“Ticket to Ride” has MANY endearing qualities, though sometimes I find its average playtime to be a bit long on nights where homework, cooking dinner, and cleaning are a thing. Enter, “Continental Express”, a much smaller game that can be played in as little as twenty minutes. Instead of claiming routes across the USA or Europe (or whatever version of “Ticket to Ride” you have), you’ll instead be tasked with collecting train cars of a particular type in order to fulfill both short and long-term objectives. Before I go any further, I’d like quickly thank Audrey Debayle from Asmodee for providing me with a free press copy for review purposes.
The game includes 82 Small cards (58 Train cards, 2 Event cards, 12 Banknotes, & 10 Character cards), 20 Company Tokens, and 30 Long cards (20 Objective cards & 10 Contract cards).
Setup & Gameplay
The small cards are shuffled into three separate, equal stacks and placed vertically in relation to one another. Three cards are drawn face-up from each deck and placed to the right of it, forming a 3×3 grid. The objective cards are shuffled and placed above this grid, with three being drawn face up to the right of the deck. The contract cards are shuffled and each player receives two (face-down), though they keep one and discard the other. The tokens are kept nearby within easy reach of all players and someone is picked to go first.

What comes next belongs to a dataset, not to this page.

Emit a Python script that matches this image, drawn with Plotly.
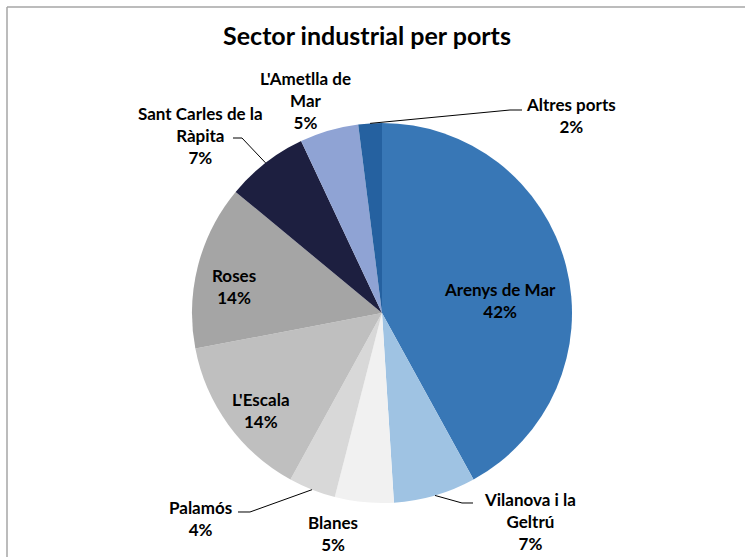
import math
import plotly.graph_objects as go

# data
ports = ["Arenys de Mar", "Vilanova i la Geltrú", "Blanes", "Palamós", "L'Escala",
         "Roses", "Sant Carles de la Ràpita", "L'Ametlla de Mar", "Altres ports"]
shares = [42, 7, 5, 4, 14, 14, 7, 5, 2]
colors = ["#3877b6", "#9fc3e3", "#f1f1f1", "#d8d8d8", "#bfbfbf",
          "#a5a5a5", "#1d1f40", "#8fa3d4", "#2561a0"]
title = "Sector industrial per ports"

W, H = 745, 557
FONT = "Lato"


def px(x):
    return x / W


def py(y):
    return 1 - y / H


# pie geometry in pixels
cx, cy, r = 382, 313, 190

# label text wrapping and placement (pixel centres)
wrapped = {
    "Vilanova i la Geltrú": "Vilanova i la<br>Geltrú",
    "Sant Carles de la Ràpita": "Sant Carles de la<br>Ràpita",
    "L'Ametlla de Mar": "L'Ametlla de<br>Mar",
}
label_pos = {
    "Arenys de Mar": (500, 300),
    "Vilanova i la Geltrú": (530, 521),
    "Blanes": (333, 533),
    "Palamós": (200, 518),
    "L'Escala": (261, 410),
    "Roses": (234, 286),
    "Sant Carles de la Ràpita": (200, 135),
    "L'Ametlla de Mar": (305, 100),
    "Altres ports": (571, 116),
}
# leader lines: elbow, end
leaders = {
    "Vilanova i la Geltrú": [(462, 503), (473, 503)],
    "Palamós": [(250, 512), (238, 512)],
    "Sant Carles de la Ràpita": [(242, 138), (233, 138)],
    "Altres ports": [(510, 110), (522, 110)],
}

fig = go.Figure(go.Pie(
    labels=ports,
    values=shares,
    sort=False,
    direction="clockwise",
    rotation=0,
    marker=dict(colors=colors, line=dict(width=0)),
    textinfo="none",
    showlegend=False,
    domain=dict(x=[px(cx - r), px(cx + r)], y=[py(cy + r), py(cy - r)]),
))

total = sum(shares)
annotations = []
shapes = []
cum = 0
for name, v in zip(ports, shares):
    pct = round(v / total * 100)
    x, y = label_pos[name]
    annotations.append(dict(
        x=px(x), y=py(y), xref="paper", yref="paper",
        text=f"{wrapped.get(name, name)}<br>{pct}%",
        showarrow=False, xanchor="center", yanchor="middle", align="center",
        font=dict(family=FONT, size=17, color="#000000", weight="bold"),
    ))
    mid = (cum + v / 2) / total * 2 * math.pi
    cum += v
    if name in leaders:
        sx = cx + r * math.sin(mid)
        sy = cy - r * math.cos(mid)
        pts = [(sx, sy)] + leaders[name]
        path = "M " + " L ".join(f"{px(a):.5f},{py(b):.5f}" for a, b in pts)
        shapes.append(dict(type="path", path=path, xref="paper", yref="paper",
                           line=dict(color="#000000", width=1)))

# chart-area frame (left and top edges visible)
shapes.append(dict(type="line", xref="paper", yref="paper",
                   x0=px(7), y0=0, x1=px(7), y1=py(7),
                   line=dict(color="#a6a6a6", width=1.5)))
shapes.append(dict(type="line", xref="paper", yref="paper",
                   x0=px(7), y0=py(7), x1=1, y1=py(7),
                   line=dict(color="#a6a6a6", width=1.5)))

fig.update_layout(
    width=W, height=H,
    margin=dict(l=0, r=0, t=0, b=0),
    paper_bgcolor="white",
    plot_bgcolor="white",
    title=dict(text=title, x=px(367), y=py(36), xanchor="center", yanchor="middle",
               font=dict(family=FONT, size=25, color="#000000", weight="bold")),
    annotations=annotations,
    shapes=shapes,
)

fig.write_html("out.html", config={"displayModeBar": False},
               post_script="document.body.style.margin='0';document.body.style.overflow='hidden';")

On a player’s turn, they’ll:
1. Take a small card from the nine available. Cards on the far right are free, cards in the middle require one banknote, and cards on the left require two banknotes. When a player takes a card, it is placed face-up in front of them for all to see. The other cards in that row slide to the right (becoming cheaper) and a new card is drawn from that deck to replace the missing one. If said card is an event card, it is resolved immediately.
2. Claim an objective (optional). To do this, a player must discard train cars equal to the number and type shown on the objective. A taken objective card is put near the player’s contract card for endgame scoring.
Players continue taking turns until someone claims their fourth objective card. Everyone else gets one final turn and players then tally the victory points listed on their respective objective cards. Unspent banknotes are worth a victory point each. They’ll also factor in the points in earned from their secret contract card. The person with the most points, wins!
Editor’s Note: The above doesn’t cover all of the rules found in the manual, but should give you an idea as to how the game is played.
Honestly, this game isn’t all that complicated (which in some cases is a good thing). Most experienced gamers will see the game for what it is: a casual set collector. Not only are you collecting train cars in the short-term to complete objectives, but you’re also trying to collect objective cards of a particular type in order to fulfill your contract. In other words, A leads to B which leads to C. Players earn a “company symbol” simply by completing an objective (the company symbol is listed on the bottom left corner of the card), though they can also earn matching company tokens via certain character cards. Earning the right amount of a certain company symbol can potentially fulfill your contract and push you ahead to victory, though everyone’s agenda will be slightly different.
From a strategic standpoint, “Continental Express” offers very little. Your choices will be limited to three cards when you have no banknotes available to you and the more players you add, the less you can plan ahead. In a four player game, for example, you can only hope that the card you need is still there by the time your turn rolls around again. In a two player game, things are slightly less chaotic. Speaking of choices, you’ll either be collecting a car, a banknote, or a character card. Again, not a whole lot of strategy here…banknotes expand your options a bit but also earn you VP at the game’s end, making them highly valuable. Character cards give players special abilities and cars simply allow you to complete objectives. I found that what I took often depended on the situation and what was available at the time…I rarely thought about the long-term.
To be fair, the “long-term” lasts twenty minutes. Had this game been priced at $30 or $40, I would have taken issue with its simplicity. Currently, you can find it on Amazon for about $15, which is about right for what market the game is aimed at: casual/light strategy gamers who want a quick micro-game fix. When looked at in that light, “Continental Express” is a safe-buy. Folks who are looking for something a bit more strategic and in-depth may do well to pass on this one, though I suppose it might serve as a good filler in between longer play sessions. Personally, I find it to be a charming little game that is not only train-themed (a plus) but is relatively quick to set up and clean up. If you have kids, you’ll know just how valuable a commodity “time” really is.